David Fleming
It's All Academic   www.davidflemingsite.com   
Go To The Dogs

January 2005:  My personal favorite.


WCAC/QuAAC Corner:  Gary and Dave go to the dogs.

(Alternative title:  There is nothing to Zafirah, but Zafirah itself.)

Gary Franchy, division chair, Math

Dave Fleming, division chair, English, Communications, and Humanities


Dear QuAAC 'expert',

Well before I ever look at your sophomoric articles, I quickly check to see if any of those beautiful Salukis of Amy Charles are featured in the Brags and Briefs section.  Tell me, how many generations of breeding would it take for me to get puppies that are at least 90% Saluki from my half Labrador and half Saluki?  Let me know, as I'm hoping to see one before I die.

A Dog Lover

Gary:  Gee, isn't it great to hear how highly our work is regarded?

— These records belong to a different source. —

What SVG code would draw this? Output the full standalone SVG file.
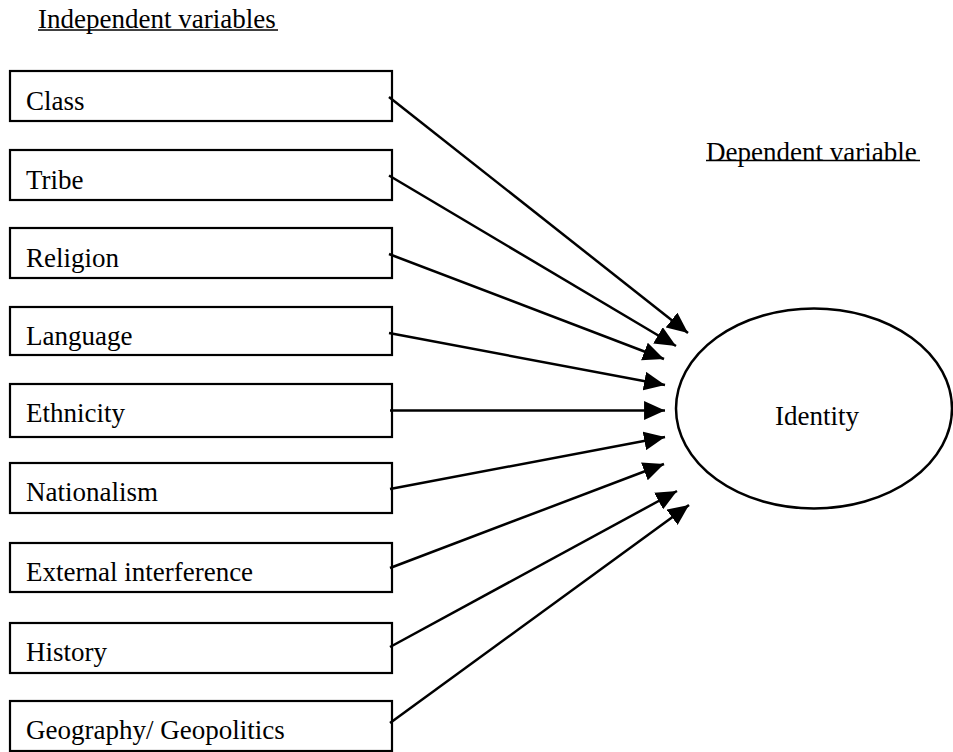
<svg xmlns="http://www.w3.org/2000/svg" width="953" height="752" viewBox="0 0 953 752">
<defs>
<style>
text{font-family:"Liberation Serif","Times New Roman",serif;font-size:27px;fill:#000}
.box{fill:#fff;stroke:#000;stroke-width:2.2}
.conn line{stroke:#000;stroke-width:2.5;fill:none}
</style>
<marker id="ah" markerUnits="userSpaceOnUse" markerWidth="22" markerHeight="19" refX="20" refY="9" orient="auto" viewBox="0 0 21 18">
<path d="M0,0 L20,9 L0,18 z" fill="#000"/>
</marker>
</defs>
<rect width="953" height="752" fill="#fff"/>
<g id="header-independent">
<text x="38" y="28">Independent variables</text>
<line x1="38" y1="30" x2="278" y2="30" stroke="#000" stroke-width="1.3"/>
</g>
<g id="header-dependent">
<text x="706" y="161">Dependent variable</text>
<line x1="706" y1="160.5" x2="920" y2="160.5" stroke="#000" stroke-width="1.3"/>
</g>
<g id="n-class"><rect class="box" x="10" y="71" width="382" height="50"/><text x="26" y="110">Class</text></g>
<g id="n-tribe"><rect class="box" x="10" y="150" width="382" height="50"/><text x="26" y="189">Tribe</text></g>
<g id="n-religion"><rect class="box" x="10" y="228" width="382" height="50"/><text x="26" y="267">Religion</text></g>
<g id="n-language"><rect class="box" x="10" y="307" width="382" height="48"/><text x="26" y="345">Language</text></g>
<g id="n-ethnicity"><rect class="box" x="10" y="384" width="382" height="53"/><text x="26" y="422">Ethnicity</text></g>
<g id="n-nationalism"><rect class="box" x="10" y="463" width="382" height="50"/><text x="26" y="501">Nationalism</text></g>
<g id="n-external"><rect class="box" x="10" y="543" width="382" height="49"/><text x="26" y="581">External interference</text></g>
<g id="n-history"><rect class="box" x="10" y="623" width="382" height="50"/><text x="26" y="661">History</text></g>
<g id="n-geography"><rect class="box" x="10" y="701" width="382" height="50"/><text x="26" y="739">Geography/ Geopolitics</text></g>
<g id="n-identity">
<ellipse cx="814" cy="408.5" rx="138" ry="100" fill="#fff" stroke="#000" stroke-width="2.5"/>
<text x="817" y="425" text-anchor="middle">Identity</text>
</g>
<g id="connectors" class="conn">
<line x1="389" y1="97" x2="688" y2="333" marker-end="url(#ah)"/>
<line x1="389" y1="175.5" x2="676" y2="346" marker-end="url(#ah)"/>
<line x1="389" y1="254" x2="664" y2="359" marker-end="url(#ah)"/>
<line x1="389" y1="333" x2="665" y2="385" marker-end="url(#ah)"/>
<line x1="390" y1="410.5" x2="665" y2="410.5" marker-end="url(#ah)"/>
<line x1="390" y1="489" x2="665" y2="437" marker-end="url(#ah)"/>
<line x1="390" y1="568" x2="664" y2="464" marker-end="url(#ah)"/>
<line x1="390" y1="647" x2="677" y2="491" marker-end="url(#ah)"/>
<line x1="390" y1="723" x2="689" y2="505" marker-end="url(#ah)"/>
</g>
</svg>
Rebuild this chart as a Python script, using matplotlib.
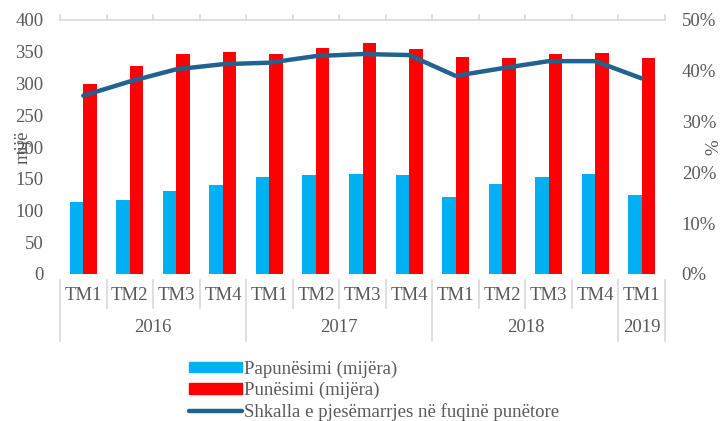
import matplotlib.pyplot as plt
import matplotlib.transforms as mtransforms
from matplotlib.patches import Patch
from matplotlib.lines import Line2D
import numpy as np

# data
quarters = ['TM1', 'TM2', 'TM3', 'TM4', 'TM1', 'TM2', 'TM3', 'TM4',
            'TM1', 'TM2', 'TM3', 'TM4', 'TM1']
years = ['2016', '2017', '2018', '2019']
year_counts = [4, 4, 4, 1]
unemployed = [114, 116, 130, 140, 152, 156, 157, 156, 122, 142, 153, 158, 125]
employed = [299, 327, 346, 349, 347, 356, 364, 355, 341, 340, 346, 348, 340]
participation = [35.1, 37.9, 40.3, 41.3, 41.6, 42.9, 43.3, 43.1, 39.0, 40.5, 41.9, 41.9, 38.5]

plt.rcParams['font.family'] = ['Liberation Serif', 'DejaVu Serif']
gray = '#595959'
grid_gray = '#d9d9d9'
fs = 13.5

fig = plt.figure(figsize=(7.25, 4.21), dpi=100)
W, H = 725, 421
ax = fig.add_axes([60 / W, (H - 274) / H, 605 / W, 254 / H])
ax2 = ax.twinx()

n = len(quarters)
x = np.arange(n)
bw = 0.29
ax.bar(x - bw / 2, unemployed, bw, color='#00B0F0', zorder=2)
ax.bar(x + bw / 2, employed, bw, color='#FF0000', zorder=2)
ax2.plot(x, [p / 100 for p in participation], color='#22628f', lw=3.2,
         solid_capstyle='round', solid_joinstyle='round', zorder=3)

ax.set_xlim(-0.5, n - 0.5)
ax.set_ylim(0, 400)
ax.set_yticks(range(0, 401, 50))
ax2.set_ylim(0, 0.5)
ax2.set_yticks(np.arange(0, 0.51, 0.1))
ax2.set_yticklabels([f'{int(round(v * 100))}%' for v in np.arange(0, 0.51, 0.1)])

for a in (ax, ax2):
    for s in a.spines.values():
        s.set_visible(False)
ax.spines['top'].set_visible(True)
ax.spines['top'].set_color(grid_gray)
ax.spines['top'].set_linewidth(1.2)

ax.tick_params(axis='y', length=0, pad=12, labelsize=fs, labelcolor=gray)
ax2.tick_params(axis='y', length=0, pad=12, labelsize=fs, labelcolor=gray)
ax.set_xticks([])

ax.set_ylabel('mijë', fontsize=fs, color=gray, labelpad=-12)
ax2.set_ylabel('%', fontsize=fs, color=gray, labelpad=-8)

# category separators: small ticks on top, longer ones below
trans = mtransforms.blended_transform_factory(ax.transData, ax.transAxes)
px = 1 / 254  # one pixel in axes height units
for b in np.arange(-0.5, n, 1.0):
    ax.plot([b, b], [1, 1 + 5 * px], color=grid_gray, lw=1.2,
            transform=trans, clip_on=False)

year_edges = np.cumsum([0] + year_counts) - 0.5
for b in np.arange(-0.5, n, 1.0):
    bottom = -67 * px if b in year_edges else -34 * px
    ax.plot([b, b], [-6 * px, bottom], color=grid_gray, lw=1.2,
            transform=trans, clip_on=False)

for i, q in enumerate(quarters):
    ax.text(i, -21 * px, q, transform=trans, ha='center', va='center',
            fontsize=fs, color=gray)
for k, yr in enumerate(years):
    mid = (year_edges[k] + year_edges[k + 1]) / 2
    ax.text(mid, -54 * px, yr, transform=trans, ha='center', va='center',
            fontsize=fs, color=gray)

handles = [Patch(color='#00B0F0'), Patch(color='#FF0000'),
           Line2D([0], [0], color='#22628f', lw=3.2, solid_capstyle='round')]
labels = ['Papunësimi (mijëra)', 'Punësimi (mijëra)',
          'Shkalla e pjesëmarrjes në fuqinë punëtore']
leg = fig.legend(handles, labels, loc='upper left',
                 bbox_to_anchor=(180 / W, 1 - 351 / H), frameon=False,
                 fontsize=fs, handlelength=2.8, handleheight=0.5,
                 handletextpad=0.1, labelspacing=0.22, borderpad=0)
for t in leg.get_texts():
    t.set_color(gray)

fig.savefig('out.png', dpi=100)
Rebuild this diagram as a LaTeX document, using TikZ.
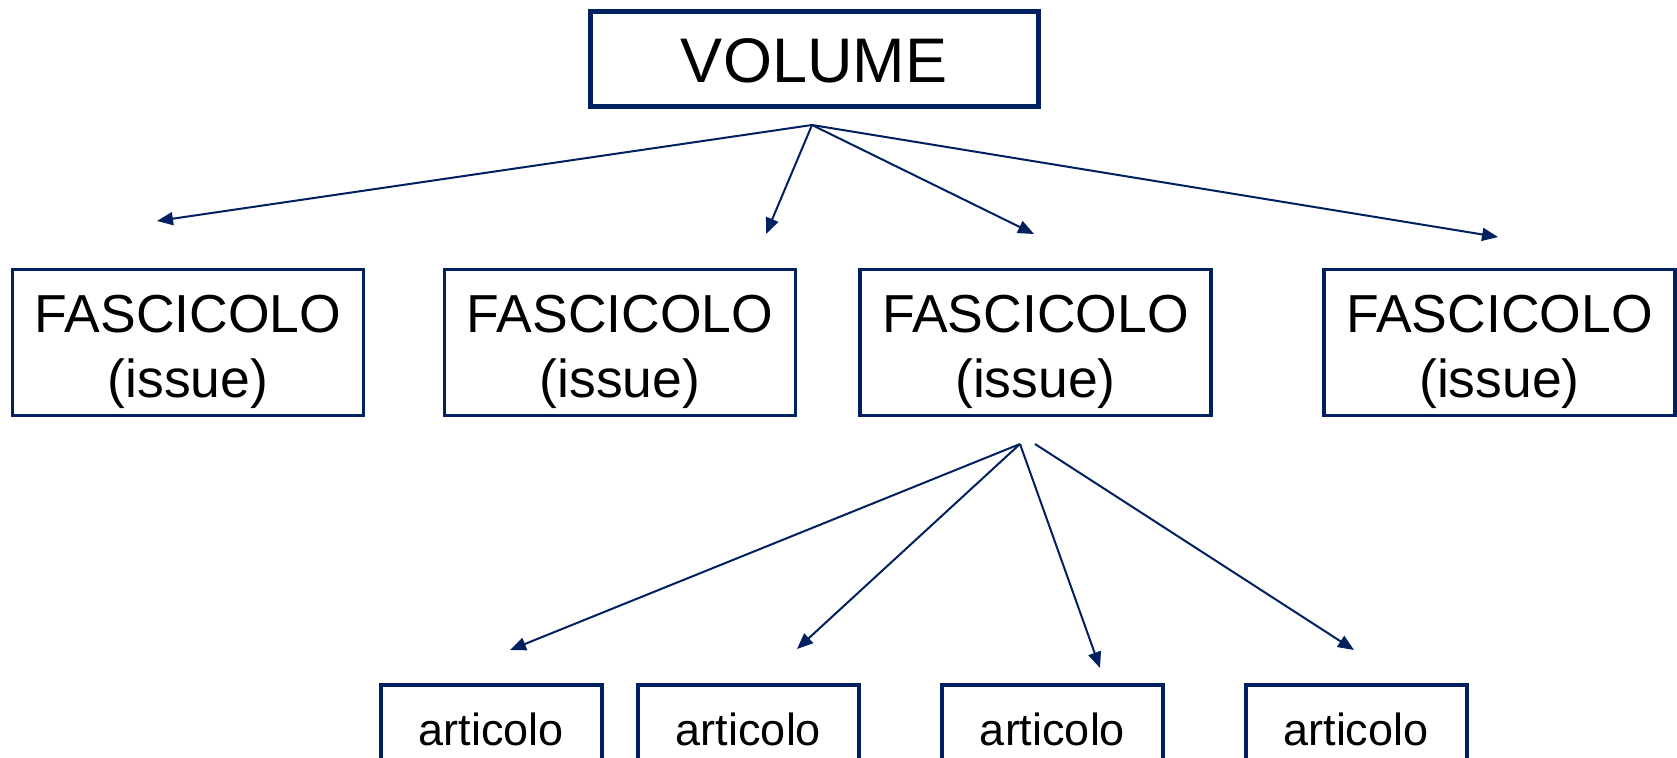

Dave:  Now, now, Gary, play nice.

Gary:  Always! Although I must admit that this question is really a bit . . .

Dave:  NOOOOOOO!!!!!!!

Gary:   . . . of a stretch, isn't it? 

Dave: {Sigh of relief} Perhaps, but we should probably set some ground rules for this article.

Gary: So, we can't litter this article with jokes about female dogs?

Dave: If we do, they may can us!

Gary:  Ha! There's a doggie treat for anyone who gets that last one. Seriously though, I'm sure it would be much easier for "A Dog Lover" to just get a puppy in a more traditional manner.

Dave: I thought breeding was the traditional manner to get puppies.

Gary:  Aargh!  I was talking about visiting a pet shop!

Dave:  Hold on there, Skippy, that's not a very quantitative response to the question.

Gary:  Don't call me "Skippy", Skippy.  Besides, critical thinking skills transcend quantitative thought.

Dave: Fair enough, but could you indulge us with the answer to the question?

Gary: Well, "A Dog Lover" would have to be absolutely sure that all future mates were purebreds. I would advise a little research to find reputable breeders.

Dave:  Anything else?

Gary:  Yes, be sure to check the papers.

Dave:  USA Today?

Gary:   No, but that's great for housebreaking.

Dave:  The registration papers filed with American Kennel Club (AKC)?

Gary:  That's a good boy!  Now assuming everything is in order:

Percentage Saluki = 50 x (2 - (½)n )

Where n is the number of subsequent generations, then . . . 

Dave: Why do I even ask you these questions?

Gary:  Relax, Skippy, I was just getting to the part where even you can understand.  If we keep breeding with purebreds, then the amount of non-Saluki is halved in each of the subsequent generations.  The first generation will be 75% Saluki, the second will be 87.5% Saluki, and the third will be 93.75% Saluki.  Voila!

Dave:  New question - When will the "Skippy" joke find its way to doggy heaven? 

Gary:  Never, if anything it's destined for equine heaven.

Dave:  Ha! Another doggie treat is up for grabs on that one.  You assume nothing but purebreds, but what if a neighborhood Dalmatian snuck in the back yard and "interrupted" the lineage.

Gary:  Replace the 50 in the above equation with half of the percent Saluki of the new parent, and then start over.

Dave:  I thought I had you on that one.  Would "Dog Lover" have any other options?

Gary: Well, I have heard that the AKC will accept new breeds, made up of crossbreeds.  Officially, they're called "evolving breeds."

Dave: Wouldn't Darwin say that's redundant?

Gary: Down, boy. Here's a website that has more information: (Dog Owner's Guide)

Dave: Hmm? So my half Rottweiller and half Black Lab is a "Rott-a-dor?"

Gary: And "Dog Lover's" Saluki, Labrador, and Dalmatian puppy would be a "Salbrador Dali."

Dave:  You're just the persistence of agony, aren't you?